**Directions:** Output the lines from the top of the entries below to the line with "YAxis, ReferenceArea, Legend", both included, exactly and without pictures.

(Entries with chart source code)
........
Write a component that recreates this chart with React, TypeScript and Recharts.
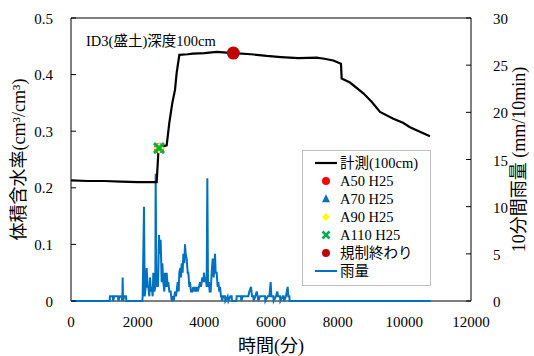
import { ComposedChart, Line, Scatter, XAxis, YAxis, ReferenceArea, Legend } from "recharts";

// volumetric water content at 100cm depth (minutes since start -> cm3/cm3)
const moistTimes = [
  0, 500, 1000, 1500, 2000, 2500, 2570, 2620, 2700, 2870, 2950, 3040, 3120, 3170, 3250,
  3500, 3660, 4000, 4370, 4870, 5400, 5870, 6300, 6820, 7370, 7600, 7870, 8100, 8120,
  8370, 8770, 9020, 9270, 9670, 9960, 10170, 10500, 10770,
];
const moistValues = [
  0.213, 0.212, 0.212, 0.211, 0.21, 0.21, 0.21, 0.262, 0.272, 0.275, 0.315, 0.35, 0.373, 0.403, 0.435,
  0.436, 0.437, 0.438, 0.44, 0.438, 0.436, 0.433, 0.431, 0.429, 0.43, 0.428, 0.425, 0.419, 0.393,
  0.386, 0.367, 0.352, 0.334, 0.322, 0.315, 0.307, 0.298, 0.291,
];

// 10-minute rainfall (mm/10min)
const rainTimes = [
  0, 1160, 1170, 1250, 1260, 1300, 1410, 1420, 1470, 1520, 1540, 1550, 1560, 1600, 1650, 1660,
  2140, 2150, 2190, 2210, 2240, 2270, 2300, 2320, 2350, 2370, 2400, 2420, 2450, 2470, 2500, 2530,
  2540, 2560, 2590, 2610, 2640, 2670, 2690, 2720, 2740, 2770, 2800, 2820, 2850, 2870, 2900, 2920,
  2950, 2990, 3020, 3050, 3080, 3120, 3150, 3200, 3230, 3250, 3280, 3300, 3320, 3350, 3370, 3400,
  3420, 3440, 3470, 3500, 3520, 3550, 3570, 3600, 3640, 3670, 3700, 3720, 3750, 3770, 3800, 3840,
  3870, 3900, 3940, 3970, 3990, 4020, 4040, 4070, 4090, 4110, 4140, 4160, 4190, 4220, 4250, 4280,
  4320, 4340, 4370, 4400, 4420, 4450, 4470, 4500, 4520, 4530, 4570, 4620, 4630, 4700, 4720, 4780,
  4820, 4830, 4960, 4970, 5100, 5110, 5150, 5320, 5350, 5400, 5430, 5470, 5480, 5530, 5570, 5600,
  5620, 5670, 5820, 5830, 5900, 5950, 5990, 6010, 6070, 6080, 6150, 6190, 6210, 6270, 6280, 6350,
  6380, 6390, 6450, 6500, 6520, 6550, 6560, 10800,
];
const rainMm = [
  0, 0, 0.5, 0.5, 0, 0.5, 0.5, 0, 0.5, 0.5, 0, 2.5, 0, 0.5, 0.5, 0,
  0, 0.5, 10, 0.5, 1.5, 3.5, 1.5, 1.5, 0.5, 2.5, 1, 1.5, 0.5, 3, 1, 1.5,
  13.5, 1.5, 2, 1.5, 7, 5, 6.5, 2, 4, 2, 1, 3, 1.5, 3, 1.5, 2,
  1, 1, 0, 0.5, 0, 1, 0.5, 2, 1, 3, 3.5, 2.5, 4, 3, 5, 4,
  6, 5, 4.5, 3, 3, 1.5, 2, 1, 1, 1.5, 1, 1.5, 1, 1.5, 1, 1.5,
  2, 1.5, 2.5, 2, 3, 2, 2.5, 1.5, 13, 1.5, 2, 1, 1, 3, 4.5, 2.5,
  5, 3, 3, 1.5, 2, 1, 1.5, 0.5, 0.5, 0, 0.5, 0.5, 0, 0.5, 0, 0.5,
  0.5, 0, 0, 0.5, 0.5, 0, 0.5, 0.5, 1, 1.5, 0.5, 0.5, 0, 0.5, 1, 0.5,
  0, 0.5, 0.5, 0, 0.5, 0.5, 2, 0.5, 0.5, 0, 0.5, 1, 0.5, 0.5, 0, 0.5,
  0.5, 0, 0.5, 1.5, 0.5, 0.5, 0, 0,
];

// threshold lines A50..A110 were all crossed at the same reading
const thresholdHit = [{ t: 2640, v: 0.27 }];
const regulationEnd = [{ t: 4870, v: 0.438 }];

const xTicks = [0, 2000, 4000, 6000, 8000, 10000, 12000];
const moistTicks = [0, 0.1, 0.2, 0.3, 0.4, 0.5];
const rainTicks = [0, 5, 10, 15, 20, 25, 30];

const moistData = moistTimes.map((t, i) => ({ t, v: moistValues[i] }));
const rainData = rainTimes.map((t, i) => ({ t, mm: rainMm[i] }));

const SERIF = "Liberation Serif, DejaVu Serif, Noto Sans CJK JP, serif";
const RAIN_BLUE = "#0070C0";

const Dot = ({ cx, cy, r, color }: any) => <circle cx={cx} cy={cy} r={r} fill={color} />;
const Tri = ({ cx, cy, s, color }: any) => (
  <polygon points={`${cx},${cy - s * 0.6} ${cx + s / 2},${cy + s * 0.4} ${cx - s / 2},${cy + s * 0.4}`} fill={color} />
);
const Diamond = ({ cx, cy, s, color }: any) => (
  <polygon points={`${cx},${cy - s / 2} ${cx + s / 2},${cy} ${cx},${cy + s / 2} ${cx - s / 2},${cy}`} fill={color} />
);
const Cross = ({ cx, cy, s, w, color }: any) => (
  <g stroke={color} strokeWidth={w}>
    <line x1={cx - s / 2} y1={cy - s / 2} x2={cx + s / 2} y2={cy + s / 2} />
    <line x1={cx - s / 2} y1={cy + s / 2} x2={cx + s / 2} y2={cy - s / 2} />
  </g>
);

function LeftTick({ x, y, payload }: any) {
  return (
    <g>
      <line x1={x + 18} x2={x + 23} y1={y} y2={y} stroke="#000" />
      <text x={x} y={y} dy={5.5} textAnchor="end" fontSize={15} style={{ fontFamily: SERIF }} fill="#000">
        {payload.value}
      </text>
    </g>
  );
}

function RightTick({ x, y, payload }: any) {
  return (
    <g>
      <line x1={x - 22} x2={x - 27} y1={y} y2={y} stroke="#000" />
      <text x={x} y={y} dy={6} textAnchor="start" fontSize={15} style={{ fontFamily: SERIF }} fill="#000">
        {payload.value}
      </text>
    </g>
  );
}

function BottomTick({ x, y, payload }: any) {
  return (
    <text x={x} y={y + 26} textAnchor="middle" fontSize={15} style={{ fontFamily: SERIF }} fill="#000">
      {payload.value}
    </text>
  );
}

function VTitle({ viewBox, cxOffset, text }: any) {
  const cx = viewBox.x + cxOffset;
  const cy = viewBox.y + viewBox.height / 2;
  return (
    <text x={cx} y={cy} transform={`rotate(-90 ${cx} ${cy})`} textAnchor="middle" dominantBaseline="central"
      fontSize={18} style={{ fontFamily: SERIF }} fill="#000">
      {text}
    </text>
  );
}

function XTitle({ viewBox }: any) {
  const cx = viewBox.x + viewBox.width / 2;
  return (
    <text x={cx} y={viewBox.y + 45} textAnchor="middle" dominantBaseline="central" fontSize={18}
      style={{ fontFamily: SERIF }} fill="#000">
      時間(分)
    </text>
  );
}

const legendRows = [
  { label: "計測(100cm)", icon: <line x1={2} x2={24} y1={7} y2={7} stroke="#000" strokeWidth={2.2} /> },
  { label: "A50 H25", icon: <Dot cx={13} cy={7} r={4} color="#FF0000" /> },
  { label: "A70 H25", icon: <Tri cx={13} cy={7} s={8} color={RAIN_BLUE} /> },
  { label: "A90 H25", icon: <Diamond cx={13} cy={7} s={8} color="#FFFF00" /> },
  { label: "A110 H25", icon: <Cross cx={13} cy={7} s={7} w={2.5} color="#00B050" /> },
  { label: "規制終わり", icon: <Dot cx={13} cy={7} r={4} color="#C00000" /> },
  { label: "雨量", icon: <line x1={2} x2={24} y1={7} y2={7} stroke={RAIN_BLUE} strokeWidth={2} /> },
];

function LegendBox() {
  return (
    <div
      style={{
        width: 127,
        height: 131,
        border: "1px solid #bfbfbf",
        background: "#fff",
        boxSizing: "content-box",
        paddingTop: 3,
        fontFamily: SERIF,
        fontSize: 14.5,
        color: "#000",
      }}
    >
      {legendRows.map((row) => (
        <div key={row.label} style={{ display: "flex", alignItems: "center", height: 18, paddingLeft: 10 }}>
          <svg width={26} height={14} style={{ flex: "none" }}>{row.icon}</svg>
          <span style={{ marginLeft: 1, whiteSpace: "nowrap", lineHeight: "18px" }}>{row.label}</span>
        </div>
      ))}
    </div>
  );
}

export default function App() {
  return (
    <div style={{ position: "relative", width: 534, height: 356, background: "#fff" }}>
      <style>{`body { margin: 0; }`}</style>
      <ComposedChart width={534} height={356} margin={{ top: 18, right: 0, bottom: 0, left: 0 }}>
        <XAxis
          type="number"
          dataKey="t"
          domain={[0, 12000]}
          ticks={xTicks}
          height={55}
          axisLine={false}
          tickLine={false}
          tickSize={0}
          tickMargin={0}
          tick={<BottomTick />}
          label={<XTitle />}
        />
        <YAxis
          yAxisId="left"
          type="number"
          domain={[0, 0.5]}
          ticks={moistTicks}
          width={71}
          axisLine={false}
          tickLine={false}
          tickSize={0}
          tickMargin={18}
          tick={<LeftTick />}
          label={<VTitle cxOffset={19} text="体積含水率(cm³/cm³)" />}
        />
        <YAxis
          yAxisId="rain"
          orientation="right"
          type="number"
          domain={[0, 30]}
          ticks={rainTicks}
          width={63}
          axisLine={false}
          tickLine={false}
          tickSize={0}
          tickMargin={22}
          tick={<RightTick />}
          label={<VTitle cxOffset={48} text="10分間雨量 (mm/10min)" />}
        />
        <ReferenceArea yAxisId="left" x1={0} x2={12000} y1={0} y2={0.5} fill="none" stroke="#000" strokeWidth={1} fillOpacity={0} />
        <Line
          yAxisId="rain"
          data={rainData}
          dataKey="mm"
          name="雨量"
          stroke={RAIN_BLUE}
          strokeWidth={2}
          dot={false}
          type="linear"
          isAnimationActive={false}
        />
        <Line
          yAxisId="left"
          data={moistData}
          dataKey="v"
          name="計測(100cm)"
          stroke="#000"
          strokeWidth={2.2}
          dot={false}
          type="linear"
          isAnimationActive={false}
        />
        <Scatter yAxisId="left" data={thresholdHit} dataKey="v" name="A50 H25" isAnimationActive={false}
          shape={(p: any) => <Dot cx={p.cx} cy={p.cy} r={5} color="#FF0000" />} />
        <Scatter yAxisId="left" data={thresholdHit} dataKey="v" name="A70 H25" isAnimationActive={false}
          shape={(p: any) => <Tri cx={p.cx} cy={p.cy} s={10} color={RAIN_BLUE} />} />
        <Scatter yAxisId="left" data={thresholdHit} dataKey="v" name="A90 H25" isAnimationActive={false}
          shape={(p: any) => <Diamond cx={p.cx} cy={p.cy} s={11} color="#FFFF00" />} />
        <Scatter yAxisId="left" data={thresholdHit} dataKey="v" name="A110 H25" isAnimationActive={false}
          shape={(p: any) => <Cross cx={p.cx} cy={p.cy} s={10} w={3} color="#00B050" />} />
        <Scatter yAxisId="left" data={regulationEnd} dataKey="v" name="規制終わり" isAnimationActive={false}
          shape={(p: any) => <Dot cx={p.cx} cy={p.cy} r={6.5} color="#C00000" />} />
        <Legend
          layout="vertical"
          align="center"
          verticalAlign="middle"
          content={() => <LegendBox />}
          wrapperStyle={{ left: 302, top: 150, width: "auto" }}
        />
      </ComposedChart>
      <div
        style={{
          position: "absolute",
          left: 86,
          top: 32,
          fontFamily: SERIF,
          fontSize: 14.5,
          lineHeight: "18px",
          color: "#000",
          whiteSpace: "nowrap",
        }}
      >
        ID3(盛土)深度100cm
      </div>
    </div>
  );
}
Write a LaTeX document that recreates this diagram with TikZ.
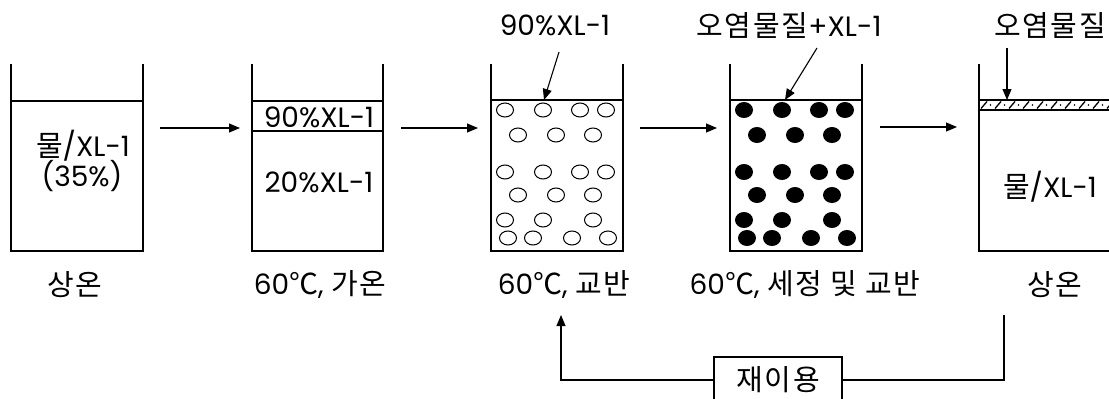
\documentclass[tikz,border=0pt]{standalone}
\usepackage{fontspec}
\setmainfont{Poppins}
\newfontfamily\kr[LetterSpace=6]{Noto Sans CJK KR}
\usetikzlibrary{arrows.meta}
\tikzset{
  wall/.style={line width=1.1pt},
  flow/.style={line width=1.1pt,-{Triangle[length=11pt,width=9pt]}},
  txt/.style={font=\fontsize{28}{32}\selectfont, inner sep=0pt},
  bub/.style={line width=1pt},
  dot/.style={fill=black},
  reusebox/.style={draw,line width=1.1pt,minimum width=128pt,minimum height=46pt,inner sep=0pt},
}
\newcommand{\ko}[1]{{\kr\fontsize{29}{32}\selectfont #1}}
\def\bubblelist{14/110,52/110,89/110,115/110,27/135,65/135,102/135,14/172,52/172,89/172,115/172,27/195,65/195,102/195,14/220,52/220,102/220,17/238,42/238,81/238,117/238}
\begin{document}
\begin{tikzpicture}[x=1pt,y=-1pt]
\clip (0,0) rectangle (1109,399);
\useasboundingbox (0,0) rectangle (1109,399);
% beaker 1
\draw[wall] (11,64) -- (11,251) -- (143,251) -- (143,64);
\draw[wall] (11,101) -- (143,101);
\node[txt] (b1a) at (83,146) {\ko{물}/XL-1};
\node[txt] (b1b) at (82,176) {(35\%)};
\node[txt] (l1) at (75,285) {\ko{상온}};
% beaker 2
\draw[wall] (252,64) -- (252,251) -- (383,251) -- (383,64);
\draw[wall] (252,101) -- (383,101);
\draw[wall] (252,131) -- (383,131);
\node[txt] (b2a) at (319,117) {90\%XL-1};
\node[txt] (b2b) at (319,182) {20\%XL-1};
\node[txt] (l2) at (320,285) {60\ko{℃}, \ko{가온}};
% beaker 3
\draw[wall] (491,64) -- (491,251) -- (623,251) -- (623,64);
\draw[wall] (491,100) -- (623,100);
\foreach \dx/\yy in \bubblelist { \draw[bub] (491+\dx,\yy) ellipse [x radius=8.5pt, y radius=7pt]; }
\node[txt] (t3) at (555,25) {90\%XL-1};
\coordinate (s3) at (559,52);
\coordinate (e3) at (544,100);
\draw[flow] (s3) -- (e3);
\node[txt] (l3) at (564,285) {60\ko{℃}, \ko{교반}};
% beaker 4
\draw[wall] (730,64) -- (730,251) -- (862,251) -- (862,64);
\draw[wall] (730,100) -- (862,100);
\foreach \dx/\yy in \bubblelist { \fill[dot] (730+\dx,\yy) ellipse [x radius=9pt, y radius=8pt]; }
\node[txt] (t4) at (789,25) {\ko{오염물질}+XL-1};
\coordinate (s4) at (817,48);
\coordinate (e4) at (785,100);
\draw[flow] (s4) -- (e4);
\node[txt] (l4) at (805,285) {60\ko{℃}, \ko{세정 및 교반}};
% beaker 5
\draw[wall] (979,64) -- (979,251) -- (1115,251);
\draw[wall] (979,100) -- (1115,100);
\draw[wall] (979,110) -- (1115,110);
\foreach \x in {981,995,...,1110} { \draw[line width=1.3pt] (\x,108.5) -- (\x+6,101.5); \fill (\x+9.5,105) circle (0.9pt); }
\node[txt] (t5) at (1050,25) {\ko{오염물질}};
\coordinate (s5) at (1007,48);
\coordinate (e5) at (1007,100);
\draw[flow] (s5) -- (e5);
\node[txt] (b5a) at (1050,187) {\ko{물}/XL-1};
\node[txt] (l5) at (1055,285) {\ko{상온}};
% process arrows
\coordinate (a1s) at (160,128); \coordinate (a1e) at (240,128);
\coordinate (a2s) at (401,128); \coordinate (a2e) at (478,128);
\coordinate (a3s) at (640,128); \coordinate (a3e) at (717,128);
\coordinate (a4s) at (880,127); \coordinate (a4e) at (957,127);
\draw[flow] (a1s) -- (a1e);
\draw[flow] (a2s) -- (a2e);
\draw[flow] (a3s) -- (a3e);
\draw[flow] (a4s) -- (a4e);
% reuse loop
\node[reusebox] (reuse) at (778,380) {\ko{재이용}};
\coordinate (rtop) at (1004,315);
\coordinate (ltop) at (561,315);
\draw[line width=1.1pt] (rtop) |- (reuse.east);
\draw[flow] (reuse.west) -| (ltop);
\end{tikzpicture}
\end{document}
........
**Solved problem:**
Write a component that recreates this chart with React, TypeScript and Recharts.
import { ComposedChart, Line, Scatter, XAxis, YAxis, ReferenceArea, Legend } from "recharts";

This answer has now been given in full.